Innovative incubations
Published: November 2, 2014 3:00 a.m.
Innovative incubations
Business center, churches join forces to help develop local startups
Frank Gray | The Journal Gazette
The numbers are what stood out in the mind of Karl LaPan, president of the Northeast Indiana Innovation Center, a sprawling business incubator on the city’s north side.
Statewide, 38 percent of the available workforce is not working, he said, citing an Indianapolis Star article that quoted various economists in the state.
Between 9 percent and 11 percent of all businesses, he said, have been started by entrepreneurs.
The numbers, LaPan said, were perplexing. How could one rewrite the rules and get more people into the workforce?
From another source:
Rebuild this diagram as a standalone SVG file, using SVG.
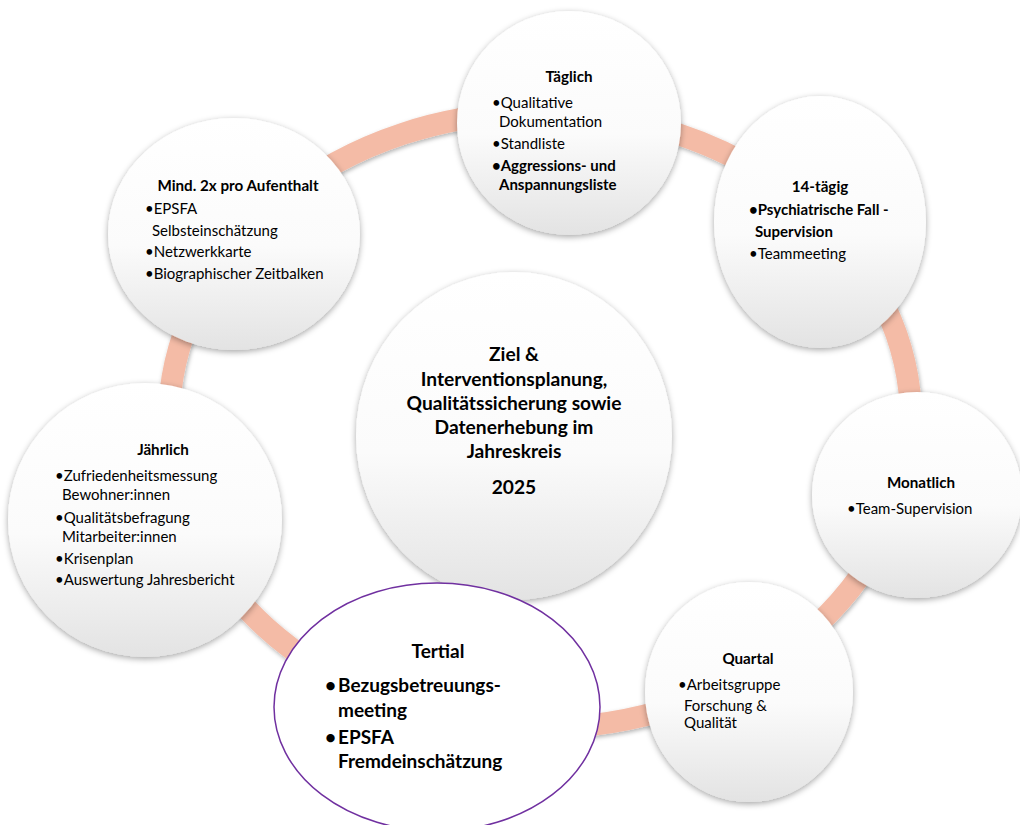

The question has brought together two dissimilar groups – the NIIC and the Associated Churches of Fort Wayne and Allen County, a business incubator and a group of 140 congregations – and a plan to bring together pastors, people with dreams and people with know-how to create jobs and strengthen the community.
The program, called One Body Business Connection, hopes to help develop startup businesses, existing home-based businesses and newly established technology ventures.
Organizers also hope to help connect local entrepreneurs, vendors and mentors.
From the church side, it makes sense, said Steve Staley, director of development for Associated Churches.
Churches feel the strain when the economy is flagging, he said. But if churches can help people grow, the community and the churches both grow stronger.
The innovation center is something of a hidden gem in the community, Staley said.
Entrepreneurs know about it, he said, but most people who drive by it assume it is part of IPFW or Ivy Tech Community College-Northeast.
Meanwhile, churches might be full of people with ideas for their own businesses. Problem is, some of those people don’t know how to pull it together, don’t know who to ask for advice and don’t know about the Innovation Center.
“That’s why we’re getting the pastors involved,” Staley said.
With 140 churches with 100,000 members of all denominations, sizes and ethnic backgrounds, the association is the perfect way to spread the word.
When people are trying to start a business, they often turn to typical sources for advice: accountants and lawyers, LaPan said. But that can be expensive, so many turn to their pastors.
“The pastor is a trusted adviser,” he said. “We hadn’t thought about that.”
It was a natural fit, LaPan said. “We had an opportunity to engage with another organization that wasn’t in our business.
“It’s our job to say, ‘what if,’ ” LaPan said. “Could we create something that could move the needle on unemployment? If we can get people thinking more highly of themselves and boost their esteem, we can make a difference.”
“I was blown away and encouraged” by the reaction of the churches, LaPan said.
“Many of the pastors shared that they are doing more job and career coaching,” he said. “If they had additional resources (in the form of the Innovation Center and the guidance it could provide), it would be incredible.”
LaPan said the program could also bring together individuals with similar ideas who could partner up.
When people team together in groups of two or three to found a business, he said, they are more successful than individuals or groups of four or more.
“We do want to see collaboration,” he said.
The NIIC offers extensive services that can’t be found in other places, LaPan said.
The Innovation Center is a full-time operation that critiques business plans, determines how people are wired and can help people avoid costly mistakes.
The center also gives people psychological testing that helps determine what type of work they are suited for – and helps them avoid work they’re not suited for.
Charlie Hatten, president of the New Haven Chamber of Commerce, said a lot of pastors don’t necessarily have the time or the skills to advise parishioners with entrepreneurial aspirations. But with the program, they will have somewhere to send people seeking advice.
Hatten has noticed a trend among young people, who can now stay on their parents’ insurance policies until they are 26. Some, he said, are looking at the four years after college as a time to try to establish their own businesses. They are likely candidates for this kind of program.
One goal is to find individuals who are working in their garages or basements, dreaming of growing a business, and provide them with the knowledge of resources they can turn to, said Jim Bentley of the NIIC.
“We can encourage them to jump and hold their hands as they do it,” Bentley said.
The organizers also hope to connect business founders with mentors.